■ **GIVEN PROBLEM**:
Give again, word for word, each line from the top of the listing through the line that holds "y_top_ms = 1.837".
###
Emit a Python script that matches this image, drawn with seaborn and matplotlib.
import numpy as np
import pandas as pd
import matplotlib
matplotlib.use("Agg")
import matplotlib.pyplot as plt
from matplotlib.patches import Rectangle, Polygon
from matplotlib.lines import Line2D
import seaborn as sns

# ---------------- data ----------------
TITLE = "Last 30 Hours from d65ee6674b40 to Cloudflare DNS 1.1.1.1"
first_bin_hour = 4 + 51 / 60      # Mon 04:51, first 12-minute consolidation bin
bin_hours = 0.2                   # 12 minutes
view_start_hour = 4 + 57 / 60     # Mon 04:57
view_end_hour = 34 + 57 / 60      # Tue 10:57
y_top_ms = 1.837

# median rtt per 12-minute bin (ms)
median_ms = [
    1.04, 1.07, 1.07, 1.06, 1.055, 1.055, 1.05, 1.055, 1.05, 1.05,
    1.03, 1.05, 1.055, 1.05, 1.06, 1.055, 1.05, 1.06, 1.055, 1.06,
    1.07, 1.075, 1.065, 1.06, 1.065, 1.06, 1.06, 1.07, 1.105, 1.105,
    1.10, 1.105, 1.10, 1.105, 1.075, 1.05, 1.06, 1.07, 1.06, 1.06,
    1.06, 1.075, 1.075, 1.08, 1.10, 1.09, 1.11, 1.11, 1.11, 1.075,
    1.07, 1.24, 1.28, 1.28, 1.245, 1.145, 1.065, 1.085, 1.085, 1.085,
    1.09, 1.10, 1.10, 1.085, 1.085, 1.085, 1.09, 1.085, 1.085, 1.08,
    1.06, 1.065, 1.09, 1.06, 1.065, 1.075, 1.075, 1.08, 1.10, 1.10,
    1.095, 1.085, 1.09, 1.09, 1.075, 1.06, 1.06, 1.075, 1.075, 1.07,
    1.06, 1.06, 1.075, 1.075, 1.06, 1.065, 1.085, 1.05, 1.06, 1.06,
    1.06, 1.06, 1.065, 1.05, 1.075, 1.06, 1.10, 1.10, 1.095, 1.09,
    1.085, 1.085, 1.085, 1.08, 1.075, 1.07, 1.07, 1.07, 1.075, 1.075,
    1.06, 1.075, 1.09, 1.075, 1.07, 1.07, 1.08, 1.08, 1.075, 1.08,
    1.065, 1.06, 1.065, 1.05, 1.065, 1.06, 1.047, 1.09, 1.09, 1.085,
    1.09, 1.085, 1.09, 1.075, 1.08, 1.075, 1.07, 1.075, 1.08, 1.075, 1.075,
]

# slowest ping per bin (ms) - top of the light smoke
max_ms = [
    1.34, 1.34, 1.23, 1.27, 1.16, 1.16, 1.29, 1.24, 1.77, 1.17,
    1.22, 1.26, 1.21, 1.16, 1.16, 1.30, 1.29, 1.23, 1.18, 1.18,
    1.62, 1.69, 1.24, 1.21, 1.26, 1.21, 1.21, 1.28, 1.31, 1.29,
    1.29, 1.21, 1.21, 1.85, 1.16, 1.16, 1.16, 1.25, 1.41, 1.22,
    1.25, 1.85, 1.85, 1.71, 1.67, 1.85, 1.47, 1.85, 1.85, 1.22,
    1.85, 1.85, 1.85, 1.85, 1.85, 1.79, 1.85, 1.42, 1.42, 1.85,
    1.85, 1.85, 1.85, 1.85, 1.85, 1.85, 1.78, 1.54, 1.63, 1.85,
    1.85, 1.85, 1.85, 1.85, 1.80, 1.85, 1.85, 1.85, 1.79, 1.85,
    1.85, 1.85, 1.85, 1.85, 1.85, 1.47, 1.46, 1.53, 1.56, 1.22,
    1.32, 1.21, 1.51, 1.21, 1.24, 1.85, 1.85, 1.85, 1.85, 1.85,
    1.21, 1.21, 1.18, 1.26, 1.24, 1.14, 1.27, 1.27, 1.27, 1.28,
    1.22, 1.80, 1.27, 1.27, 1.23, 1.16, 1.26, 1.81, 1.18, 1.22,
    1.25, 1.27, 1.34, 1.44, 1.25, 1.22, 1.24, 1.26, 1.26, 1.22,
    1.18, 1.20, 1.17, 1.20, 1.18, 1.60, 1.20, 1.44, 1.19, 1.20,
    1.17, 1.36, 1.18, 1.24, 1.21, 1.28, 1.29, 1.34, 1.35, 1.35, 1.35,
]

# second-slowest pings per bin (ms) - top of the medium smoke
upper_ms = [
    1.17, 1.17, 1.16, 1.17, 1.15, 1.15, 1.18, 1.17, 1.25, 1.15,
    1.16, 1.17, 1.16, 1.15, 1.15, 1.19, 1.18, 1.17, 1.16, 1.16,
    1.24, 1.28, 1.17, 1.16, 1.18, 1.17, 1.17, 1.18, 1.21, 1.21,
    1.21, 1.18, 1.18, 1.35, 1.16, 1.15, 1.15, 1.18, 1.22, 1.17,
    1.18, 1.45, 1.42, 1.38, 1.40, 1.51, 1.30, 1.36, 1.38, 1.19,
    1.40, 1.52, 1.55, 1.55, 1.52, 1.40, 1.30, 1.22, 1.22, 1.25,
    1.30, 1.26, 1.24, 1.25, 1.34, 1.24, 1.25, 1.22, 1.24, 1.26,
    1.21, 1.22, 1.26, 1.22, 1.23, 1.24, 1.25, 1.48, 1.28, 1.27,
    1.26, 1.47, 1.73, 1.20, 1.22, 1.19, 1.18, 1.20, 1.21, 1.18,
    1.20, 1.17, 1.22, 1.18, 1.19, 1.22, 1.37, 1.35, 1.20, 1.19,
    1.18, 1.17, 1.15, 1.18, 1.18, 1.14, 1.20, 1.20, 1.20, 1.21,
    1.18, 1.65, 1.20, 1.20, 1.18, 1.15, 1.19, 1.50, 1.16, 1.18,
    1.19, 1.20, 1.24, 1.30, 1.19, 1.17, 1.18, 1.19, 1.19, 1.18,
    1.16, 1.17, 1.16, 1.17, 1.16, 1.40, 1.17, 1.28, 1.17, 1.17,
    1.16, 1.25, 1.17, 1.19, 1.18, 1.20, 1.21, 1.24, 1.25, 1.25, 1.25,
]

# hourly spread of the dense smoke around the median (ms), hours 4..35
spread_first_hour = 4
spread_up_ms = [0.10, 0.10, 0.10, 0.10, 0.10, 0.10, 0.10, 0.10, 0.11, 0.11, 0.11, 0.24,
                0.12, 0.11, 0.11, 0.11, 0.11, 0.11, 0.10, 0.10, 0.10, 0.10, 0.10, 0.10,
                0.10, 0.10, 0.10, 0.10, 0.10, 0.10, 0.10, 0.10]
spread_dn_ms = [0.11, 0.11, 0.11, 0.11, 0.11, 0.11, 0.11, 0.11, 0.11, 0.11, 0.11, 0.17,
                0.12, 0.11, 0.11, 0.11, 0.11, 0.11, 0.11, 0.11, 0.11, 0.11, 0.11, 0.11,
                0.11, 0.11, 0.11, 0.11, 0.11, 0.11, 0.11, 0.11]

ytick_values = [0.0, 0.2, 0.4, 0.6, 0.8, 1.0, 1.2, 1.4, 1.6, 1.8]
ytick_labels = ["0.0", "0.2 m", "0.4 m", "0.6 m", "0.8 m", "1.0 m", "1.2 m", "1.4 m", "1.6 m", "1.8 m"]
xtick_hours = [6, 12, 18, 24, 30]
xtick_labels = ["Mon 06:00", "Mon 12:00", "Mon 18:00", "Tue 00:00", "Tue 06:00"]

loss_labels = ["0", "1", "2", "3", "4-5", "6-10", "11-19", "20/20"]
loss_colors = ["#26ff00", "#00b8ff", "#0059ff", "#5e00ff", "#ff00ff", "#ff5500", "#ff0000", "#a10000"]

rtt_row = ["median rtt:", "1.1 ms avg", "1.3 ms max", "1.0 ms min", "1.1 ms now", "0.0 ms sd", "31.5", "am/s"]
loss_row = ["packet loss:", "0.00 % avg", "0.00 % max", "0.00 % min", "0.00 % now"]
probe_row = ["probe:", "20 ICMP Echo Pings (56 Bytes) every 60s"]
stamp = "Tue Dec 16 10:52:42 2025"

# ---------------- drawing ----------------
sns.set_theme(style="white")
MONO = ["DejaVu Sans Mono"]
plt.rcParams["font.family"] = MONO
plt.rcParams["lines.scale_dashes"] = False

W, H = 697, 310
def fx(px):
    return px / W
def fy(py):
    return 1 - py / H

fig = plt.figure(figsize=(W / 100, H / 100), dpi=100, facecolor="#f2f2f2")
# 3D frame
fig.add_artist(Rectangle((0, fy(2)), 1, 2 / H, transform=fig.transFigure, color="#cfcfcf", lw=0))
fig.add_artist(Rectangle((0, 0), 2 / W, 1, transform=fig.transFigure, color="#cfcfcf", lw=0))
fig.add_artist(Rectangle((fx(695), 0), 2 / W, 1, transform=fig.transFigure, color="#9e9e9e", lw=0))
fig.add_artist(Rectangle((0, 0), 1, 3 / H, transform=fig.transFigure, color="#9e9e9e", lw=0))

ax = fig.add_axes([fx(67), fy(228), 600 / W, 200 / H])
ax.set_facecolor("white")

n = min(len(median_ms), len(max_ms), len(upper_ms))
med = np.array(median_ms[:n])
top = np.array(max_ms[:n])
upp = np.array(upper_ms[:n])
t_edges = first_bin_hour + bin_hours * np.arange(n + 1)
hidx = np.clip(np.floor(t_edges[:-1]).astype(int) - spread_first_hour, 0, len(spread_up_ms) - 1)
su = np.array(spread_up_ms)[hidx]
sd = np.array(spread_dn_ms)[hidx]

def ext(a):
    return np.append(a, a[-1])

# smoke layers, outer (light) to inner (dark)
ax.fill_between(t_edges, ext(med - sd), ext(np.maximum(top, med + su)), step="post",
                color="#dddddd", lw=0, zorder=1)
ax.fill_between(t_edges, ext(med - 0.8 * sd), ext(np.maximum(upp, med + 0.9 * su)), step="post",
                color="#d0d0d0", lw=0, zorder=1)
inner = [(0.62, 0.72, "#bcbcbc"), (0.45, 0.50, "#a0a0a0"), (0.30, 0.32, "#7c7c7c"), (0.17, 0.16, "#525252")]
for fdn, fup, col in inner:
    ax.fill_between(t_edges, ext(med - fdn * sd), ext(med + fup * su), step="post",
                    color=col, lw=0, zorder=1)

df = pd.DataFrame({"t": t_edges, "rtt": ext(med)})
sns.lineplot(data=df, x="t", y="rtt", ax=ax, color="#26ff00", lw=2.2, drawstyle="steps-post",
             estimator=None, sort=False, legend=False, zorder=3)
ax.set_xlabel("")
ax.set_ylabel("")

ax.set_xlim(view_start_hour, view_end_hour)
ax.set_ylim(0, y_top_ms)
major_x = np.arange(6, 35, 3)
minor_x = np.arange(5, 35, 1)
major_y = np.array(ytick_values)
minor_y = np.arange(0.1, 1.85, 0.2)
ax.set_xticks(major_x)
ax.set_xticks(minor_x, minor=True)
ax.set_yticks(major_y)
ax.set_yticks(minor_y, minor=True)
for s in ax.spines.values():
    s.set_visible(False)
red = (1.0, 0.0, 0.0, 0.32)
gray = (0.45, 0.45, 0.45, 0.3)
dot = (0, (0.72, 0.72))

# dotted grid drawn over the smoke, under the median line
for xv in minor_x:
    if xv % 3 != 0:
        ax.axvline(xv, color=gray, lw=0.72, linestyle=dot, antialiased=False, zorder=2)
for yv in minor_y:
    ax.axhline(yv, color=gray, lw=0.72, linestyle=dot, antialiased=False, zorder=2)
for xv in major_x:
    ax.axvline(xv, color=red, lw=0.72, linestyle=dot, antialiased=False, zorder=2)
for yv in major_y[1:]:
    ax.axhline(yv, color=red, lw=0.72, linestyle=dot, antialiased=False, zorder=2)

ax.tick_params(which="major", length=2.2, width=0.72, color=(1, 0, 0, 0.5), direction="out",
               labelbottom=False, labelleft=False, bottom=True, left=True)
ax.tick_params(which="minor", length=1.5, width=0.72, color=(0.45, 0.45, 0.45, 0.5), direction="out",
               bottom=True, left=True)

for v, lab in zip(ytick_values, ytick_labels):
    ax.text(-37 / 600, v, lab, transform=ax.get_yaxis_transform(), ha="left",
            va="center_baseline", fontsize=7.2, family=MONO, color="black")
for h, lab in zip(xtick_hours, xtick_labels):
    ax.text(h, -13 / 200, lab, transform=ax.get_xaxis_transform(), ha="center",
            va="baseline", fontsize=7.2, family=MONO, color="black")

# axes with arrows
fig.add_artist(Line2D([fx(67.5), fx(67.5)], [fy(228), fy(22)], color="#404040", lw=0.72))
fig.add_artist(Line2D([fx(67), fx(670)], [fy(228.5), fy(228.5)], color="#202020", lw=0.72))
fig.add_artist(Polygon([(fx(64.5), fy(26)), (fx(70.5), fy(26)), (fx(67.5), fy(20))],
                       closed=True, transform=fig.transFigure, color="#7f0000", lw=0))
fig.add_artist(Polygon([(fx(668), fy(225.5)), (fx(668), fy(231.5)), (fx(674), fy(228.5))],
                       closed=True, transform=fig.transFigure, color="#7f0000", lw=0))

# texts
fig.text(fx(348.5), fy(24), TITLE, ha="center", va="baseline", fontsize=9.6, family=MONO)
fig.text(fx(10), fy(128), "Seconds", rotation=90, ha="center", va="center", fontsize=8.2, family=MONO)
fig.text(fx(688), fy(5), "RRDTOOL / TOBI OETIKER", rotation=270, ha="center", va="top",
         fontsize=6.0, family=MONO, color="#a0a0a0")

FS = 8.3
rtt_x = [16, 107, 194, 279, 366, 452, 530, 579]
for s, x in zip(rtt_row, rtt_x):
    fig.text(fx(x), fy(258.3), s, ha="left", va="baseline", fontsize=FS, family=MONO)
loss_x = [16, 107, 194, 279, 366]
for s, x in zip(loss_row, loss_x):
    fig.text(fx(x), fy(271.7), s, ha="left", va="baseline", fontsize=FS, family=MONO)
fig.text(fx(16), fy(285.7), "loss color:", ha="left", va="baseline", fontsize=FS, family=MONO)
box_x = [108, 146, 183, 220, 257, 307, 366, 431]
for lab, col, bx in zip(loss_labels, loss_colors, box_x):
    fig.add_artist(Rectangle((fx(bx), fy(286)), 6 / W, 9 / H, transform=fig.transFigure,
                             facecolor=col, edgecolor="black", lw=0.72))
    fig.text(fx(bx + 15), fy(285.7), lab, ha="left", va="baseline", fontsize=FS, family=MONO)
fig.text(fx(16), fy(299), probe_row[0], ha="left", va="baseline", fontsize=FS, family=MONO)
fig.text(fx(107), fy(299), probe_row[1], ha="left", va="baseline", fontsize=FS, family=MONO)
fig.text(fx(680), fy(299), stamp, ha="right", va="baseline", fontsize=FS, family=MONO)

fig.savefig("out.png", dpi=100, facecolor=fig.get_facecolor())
###
■ **ANSWER TO THIS EXERCISE**:
Emit a Python script that matches this image, drawn with seaborn and matplotlib.
import numpy as np
import pandas as pd
import matplotlib
matplotlib.use("Agg")
import matplotlib.pyplot as plt
from matplotlib.patches import Rectangle, Polygon
from matplotlib.lines import Line2D
import seaborn as sns

# ---------------- data ----------------
TITLE = "Last 30 Hours from d65ee6674b40 to Cloudflare DNS 1.1.1.1"
first_bin_hour = 4 + 51 / 60      # Mon 04:51, first 12-minute consolidation bin
bin_hours = 0.2                   # 12 minutes
view_start_hour = 4 + 57 / 60     # Mon 04:57
view_end_hour = 34 + 57 / 60      # Tue 10:57
y_top_ms = 1.837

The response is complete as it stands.